** WHAT YOU SHOULD DO **
Return the material exactly, first line through the line containing "import * as", and nothing more. Pictures stay out.

** SOURCE DATA **
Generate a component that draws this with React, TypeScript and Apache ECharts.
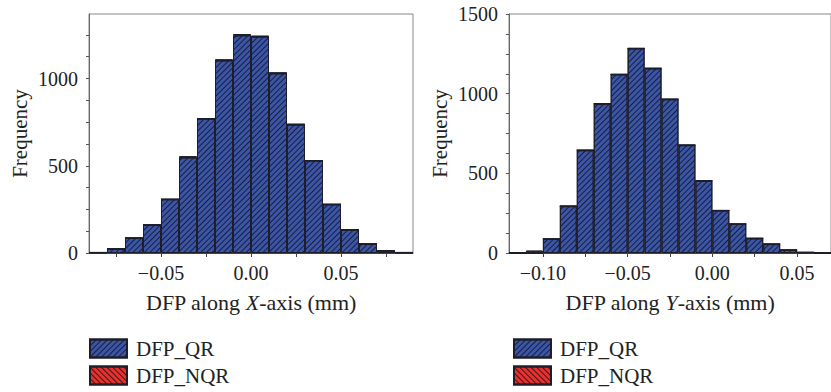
import React, { useEffect, useRef } from "react";
import * as echarts from "echarts";

// ---- data ----
const leftBins = [
  "-0.085", "-0.075", "-0.065", "-0.055", "-0.045", "-0.035", "-0.025", "-0.015", "-0.005",
  "0.005", "0.015", "0.025", "0.035", "0.045", "0.055", "0.065", "0.075", "0.085",
];
const leftQR = [3, 24, 86, 161, 308, 548, 770, 1104, 1248, 1240, 1030, 736, 530, 279, 134, 52, 12, 3];
const leftNQR = [0, 0, 0, 0, 0, 5, 0, 4, 6, 4, 3, 3, 0, 0, 0, 0, 0, 0];

const rightBins = [
  "-0.115", "-0.105", "-0.095", "-0.085", "-0.075", "-0.065", "-0.055", "-0.045", "-0.035", "-0.025",
  "-0.015", "-0.005", "0.005", "0.015", "0.025", "0.035", "0.045", "0.055", "0.065",
];
const rightQR = [0, 0, 88, 294, 645, 937, 1121, 1284, 1159, 965, 677, 453, 267, 182, 92, 56, 19, 4, 0];
const rightNQR = [4, 15, 0, 0, 0, 0, 0, 0, 0, 0, 0, 0, 0, 0, 0, 0, 0, 0, 0];

const leftXRange = [-0.09, 0.09];
const rightXRange = [-0.12, 0.07];
const leftXTicks = [-0.075, -0.05, -0.025, 0, 0.025, 0.05, 0.075];
const leftXLabels = [-0.05, 0, 0.05];
const rightXTicks = [-0.1, -0.075, -0.05, -0.025, 0, 0.025, 0.05];
const rightXLabels = [-0.1, -0.05, 0, 0.05];
const leftYMax = 1370;
const rightYMax = 1500;
const leftYTicks = [0, 125, 250, 375, 500, 625, 750, 875, 1000, 1125, 1250];
const leftYLabels = [0, 500, 1000];
const rightYTicks = [0, 125, 250, 375, 500, 625, 750, 875, 1000, 1125, 1250, 1375, 1500];
const rightYLabels = [0, 500, 1000, 1500];
const seriesNames = ["DFP_QR", "DFP_NQR"];

const FONT = "'Liberation Serif', 'DejaVu Serif', serif";
const BLUE = "#3b56a6";
const RED = "#e8312b";
const EDGE = "#1e1e2a";

const fmtX = (v: number) => (v < 0 ? "\u2212" : "") + Math.abs(v).toFixed(2);

const decalQR = {
  symbol: "rect",
  symbolSize: 1,
  color: "rgba(15,15,35,0.8)",
  dashArrayX: [1, 0],
  dashArrayY: [1, 2.6],
  rotation: -Math.PI / 4,
};
const decalNQR = { ...decalQR, rotation: Math.PI / 4 };

function makeValueX(gridIndex: number, range: number[], ticks: number[], labels: number[], axisLetter: string) {
  return {
    type: "value",
    gridIndex,
    min: range[0],
    max: range[1],
    position: "bottom",
    name: `{n|DFP along }{i|${axisLetter}}{n|-axis (mm)}`,
    nameLocation: "middle",
    nameGap: 38,
    nameTextStyle: {
      rich: {
        n: { fontFamily: FONT, fontSize: 22, color: "#222" },
        i: { fontFamily: FONT, fontSize: 22, color: "#222", fontStyle: "italic" },
      },
    },
    axisLine: { show: true, onZero: false, lineStyle: { color: "#444", width: 1 } },
    axisTick: { show: true, length: 4, inside: false, customValues: ticks, lineStyle: { color: "#444" } },
    axisLabel: {
      customValues: labels,
      formatter: fmtX,
      fontFamily: FONT,
      fontSize: 20,
      color: "#222",
      margin: 10,
    },
    splitLine: { show: false },
  };
}

function makeY(gridIndex: number, max: number, ticks: number[], labels: number[]) {
  return {
    type: "value",
    gridIndex,
    min: 0,
    max,
    name: "Frequency",
    nameLocation: "middle",
    nameGap: 59,
    nameTextStyle: { fontFamily: FONT, fontSize: 21, color: "#222" },
    axisLine: { show: true, onZero: false, lineStyle: { color: "#666", width: 1 } },
    axisTick: { show: true, length: 3, customValues: ticks, lineStyle: { color: "#555" } },
    axisLabel: {
      customValues: labels,
      formatter: (v: number) => String(v),
      fontFamily: FONT,
      fontSize: 20,
      color: "#222",
      margin: 11,
    },
    splitLine: { show: false },
  };
}

function barSeries(name: string, xAxisIndex: number, yAxisIndex: number, data: number[], color: string, decal: any, stack: string) {
  return {
    type: "bar",
    name,
    xAxisIndex,
    yAxisIndex,
    stack,
    data,
    barCategoryGap: "0%",
    barGap: "0%",
    itemStyle: { color, borderColor: EDGE, borderWidth: 1, decal },
    emphasis: { disabled: true },
  };
}

function legendItem(name: string, left: number, top: number) {
  return {
    left,
    top,
    itemWidth: 37,
    itemHeight: 18,
    icon: "rect",
    padding: 0,
    data: [name],
    textStyle: { fontFamily: FONT, fontSize: 21, color: "#222", padding: [0, 0, 0, 4] },
    selectedMode: false,
  };
}

export default function App() {
  const ref = useRef<HTMLDivElement>(null);
  useEffect(() => {
    if (!ref.current) return;
    const chart = echarts.init(ref.current, undefined, { renderer: "svg" });
    chart.setOption({
      animation: false,
      backgroundColor: "#fff",
      grid: [
        { left: 89, top: 14, width: 324, height: 239, show: true, borderColor: "#888", borderWidth: 1, containLabel: false },
        { left: 509, top: 14, width: 325, height: 239, show: true, borderColor: "#888", borderWidth: 1, containLabel: false },
      ],
      legend: [
        legendItem(seriesNames[0], 89, 338),
        legendItem(seriesNames[1], 89, 365),
        legendItem(seriesNames[0], 513, 338),
        legendItem(seriesNames[1], 513, 365),
      ],
      xAxis: [
        makeValueX(0, leftXRange, leftXTicks, leftXLabels, "X"),
        makeValueX(1, rightXRange, rightXTicks, rightXLabels, "Y"),
        { type: "category", gridIndex: 0, data: leftBins, show: false, boundaryGap: true },
        { type: "category", gridIndex: 1, data: rightBins, show: false, boundaryGap: true },
      ],
      yAxis: [
        makeY(0, leftYMax, leftYTicks, leftYLabels),
        makeY(1, rightYMax, rightYTicks, rightYLabels),
      ],
      series: [
        barSeries(seriesNames[0], 2, 0, leftQR, BLUE, decalQR, "l"),
        barSeries(seriesNames[1], 2, 0, leftNQR, RED, decalNQR, "l"),
        barSeries(seriesNames[0], 3, 1, rightQR, BLUE, decalQR, "r"),
        barSeries(seriesNames[1], 3, 1, rightNQR, RED, decalNQR, "r"),
      ],
    });
    return () => chart.dispose();
  }, []);
  return (
    <div
      ref={ref}
      style={{ position: "fixed", left: 0, top: 0, width: 831, height: 392, background: "#fff" }}
    />
  );
}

** COMPLETE ANSWER **
Generate a component that draws this with React, TypeScript and Apache ECharts.
import React, { useEffect, useRef } from "react";
import * as echarts from "echarts";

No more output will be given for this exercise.